I guess it’s time to watch Rachel get engaged with this sentient Whole30 blog. He meets with Neil Lane and picks out a ring to propose to Rachel and oh, man, this is bleak. I don’t think Rachel is settling — she was always prepared to go with the sure thing she obviously had feelings for — but it all feels so hollow. The most she can muster about Bryan is that he’s a good person. She’s more emotional and passionate during her breakup with Peter than literally any part of her proposal from Bryan. Bryan walks into the final proposal saying he’s supremely confident. You gotta be a little nervous proposing. Even if you’ve discussed it and you’re both on the same page, it’s a huge moment. Nerves are a sign you give a shit.
I don’t even think we have enough time to get into the fact that Bachelorettes should be allowed to propose.

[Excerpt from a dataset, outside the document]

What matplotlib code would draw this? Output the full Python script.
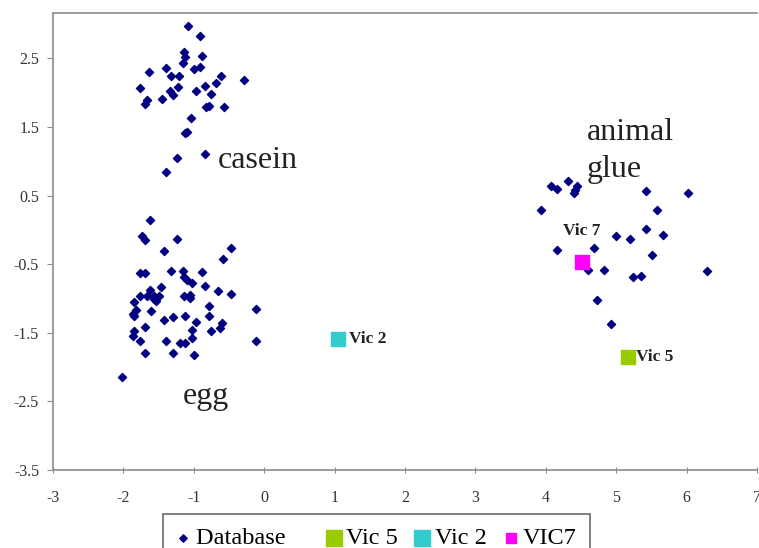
import numpy as np
import matplotlib.pyplot as plt

# database samples
casein_x = [-1.08, -0.91, -1.14, -1.12, -0.88, -1.16, -1.40, -1.64, -0.99, -0.91,
            -1.33, -1.21, -0.61, -0.28, -1.77, -0.84, -0.69, -1.23, -1.34, -1.29,
            -0.97, -0.75, -1.45, -1.67, -1.69, -0.82, -0.78, -0.57, -1.04, -1.13,
            -1.10, -0.84, -1.24, -1.40]
casein_y = [2.97, 2.83, 2.59, 2.52, 2.54, 2.43, 2.36, 2.30, 2.35, 2.37,
            2.24, 2.24, 2.24, 2.19, 2.07, 2.10, 2.14, 2.08, 2.02, 1.97,
            2.02, 1.98, 1.91, 1.89, 1.83, 1.79, 1.80, 1.79, 1.63, 1.41,
            1.42, 1.11, 1.04, 0.85]

egg_x = [-1.62, -1.74, -1.69, -1.24, -1.42, -0.47, -0.59, -1.76, -1.70, -1.33,
         -1.16, -0.88, -1.14, -1.10, -1.03, -0.84, -1.47, -1.62, -0.66, -0.47,
         -1.77, -1.67, -1.56, -1.49, -1.14, -1.05, -1.06, -1.54, -1.85, -1.56,
         -0.78, -0.12, -1.82, -1.61, -1.87, -1.85, -0.78, -1.29, -1.12, -1.43,
         -0.97, -1.70, -0.60, -0.63, -0.76, -1.02, -1.85, -1.87, -1.77, -1.40,
         -1.03, -1.20, -1.12, -0.12, -1.70, -1.29, -0.99, -2.02]
egg_y = [0.14, -0.09, -0.15, -0.14, -0.31, -0.27, -0.43, -0.63, -0.63, -0.60,
         -0.60, -0.62, -0.68, -0.73, -0.78, -0.82, -0.84, -0.87, -0.89, -0.93,
         -0.96, -0.96, -0.97, -0.96, -0.97, -0.95, -1.00, -1.04, -1.05, -1.01,
         -1.11, -1.15, -1.17, -1.18, -1.23, -1.26, -1.25, -1.27, -1.25, -1.32,
         -1.34, -1.42, -1.36, -1.43, -1.47, -1.46, -1.47, -1.55, -1.62, -1.62,
         -1.58, -1.65, -1.65, -1.62, -1.79, -1.79, -1.82, -2.14]

glue_x = [4.07, 4.16, 4.31, 4.44, 4.40, 4.42, 5.43, 6.02, 3.93, 5.58,
          5.43, 5.66, 4.99, 5.20, 4.16, 4.69, 5.51, 4.60, 4.83, 5.24,
          5.35, 6.29, 4.72, 4.93]
glue_y = [0.64, 0.59, 0.71, 0.64, 0.54, 0.58, 0.56, 0.53, 0.29, 0.29,
          0.01, -0.07, -0.09, -0.14, -0.29, -0.27, -0.37, -0.59, -0.59, -0.68,
          -0.67, -0.60, -1.02, -1.37]

db_x = casein_x + egg_x + glue_x
db_y = casein_y + egg_y + glue_y

# unknown samples
vic5 = (5.17, -1.85)
vic2 = (1.05, -1.59)
vic7 = (4.52, -0.47)

serif = 'Liberation Serif'
plt.rcParams['axes.unicode_minus'] = False

fig = plt.figure(figsize=(7.59, 5.48), dpi=100)
ax = fig.add_axes([0.0698, 0.1423, 0.9276, 0.834])

ax.scatter(db_x, db_y, marker='D', s=17, color='#000080', label='Database    ', zorder=3)
ax.scatter([vic5[0]], [vic5[1]], marker='s', s=110, color='#99CC00', label='Vic 5', zorder=3)
ax.scatter([vic2[0]], [vic2[1]], marker='s', s=110, color='#33CCCC', label='Vic 2', zorder=3)
ax.scatter([vic7[0]], [vic7[1]], marker='s', s=110, color='#FF00FF', label='VIC7', zorder=3)

# point labels
bold = dict(family=serif, fontsize=12.5, fontweight='bold', color='#222222', va='center')
ax.text(1.20, -1.59, 'Vic 2', **bold)
ax.text(5.28, -1.85, 'Vic 5', **bold)
ax.text(4.24, -0.02, 'Vic 7', **bold)

# cluster names
big = dict(family=serif, fontsize=23, color='#222222', va='baseline', ha='left')
ax.text(-0.66, 0.90, 'casein', **big)
ax.text(-1.15, -2.54, 'egg', **big)
ax.text(4.58, 1.31, 'animal', **big)
ax.text(4.58, 0.77, 'glue', **big)

ax.set_xlim(-3, 7)
ax.set_ylim(-3.5, 3.16)
ax.set_xticks(np.arange(-3, 8, 1))
ax.set_yticks(np.arange(-3.5, 3.0, 1))
ax.set_yticklabels([f'{v:g}' for v in np.arange(-3.5, 3.0, 1)])

ax.spines['right'].set_visible(False)
for side in ['left', 'bottom', 'top']:
    ax.spines[side].set_color('#8c8c8c')
    ax.spines[side].set_linewidth(1.2)
ax.tick_params(axis='x', direction='inout', length=5, color='#8c8c8c', pad=12)
ax.tick_params(axis='y', direction='out', length=4, color='#8c8c8c', pad=6)
for lab in ax.get_xticklabels() + ax.get_yticklabels():
    lab.set_family(serif)
    lab.set_fontsize(11.5)
    lab.set_color('#333333')

leg = fig.legend(loc='upper left', bbox_to_anchor=(0.2145, 0.062), ncol=4,
                 prop={'family': serif, 'size': 17.5}, frameon=True, fancybox=False,
                 edgecolor='#444444', handletextpad=0.2, columnspacing=0.7,
                 handlelength=0.6, borderpad=0.55, borderaxespad=0,
                 scatterpoints=1)
leg.get_frame().set_linewidth(1.2)
for h, sz in zip(leg.legend_handles, [14, 130, 130, 55]):
    h.set_sizes([sz])

fig.savefig('out.png', dpi=100)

Listen, I was ready for Rachel to pick Bryan and it made a certain sense, but him being the last one standing takes all the fun out of it. Rachel gives a speech about how she always goes for the exciting, complicated guy and she loves gambling on that excitement, but she’s not going to do that. Sooooooo … she’s going to pick Bryan. [RuPaul’s Drag Race “shade” sound effect.] He gets down on one knee. She squeals and says, “I can’t! I can’t!” He says, “Will you be my reina forever and marry me?” and she says, “Yes! So pretty! Give it to me! It’s so pretty!”
That is … alarming. There’s no romance or even warmth in their proposal. I’m not engaged, but I’m pretty sure my first reaction wouldn’t be, “Give it to me” as I reach out for the ring. On the after-the-episode interview, Bryan re-proposed and I rolled my eyes so hard I momentarily became the Three-Eyed Raven and saw Hodor’s childhood. The sweetest bit of irony? They’re taking it slow and just trying to figure out where to live, and they haven’t relocated yet. They’re not getting married anytime soon. How delicious.
Oh, and then ABC shows some of the footage of Corinne and DeMario from Bachelor in Paradise so everything is rotten.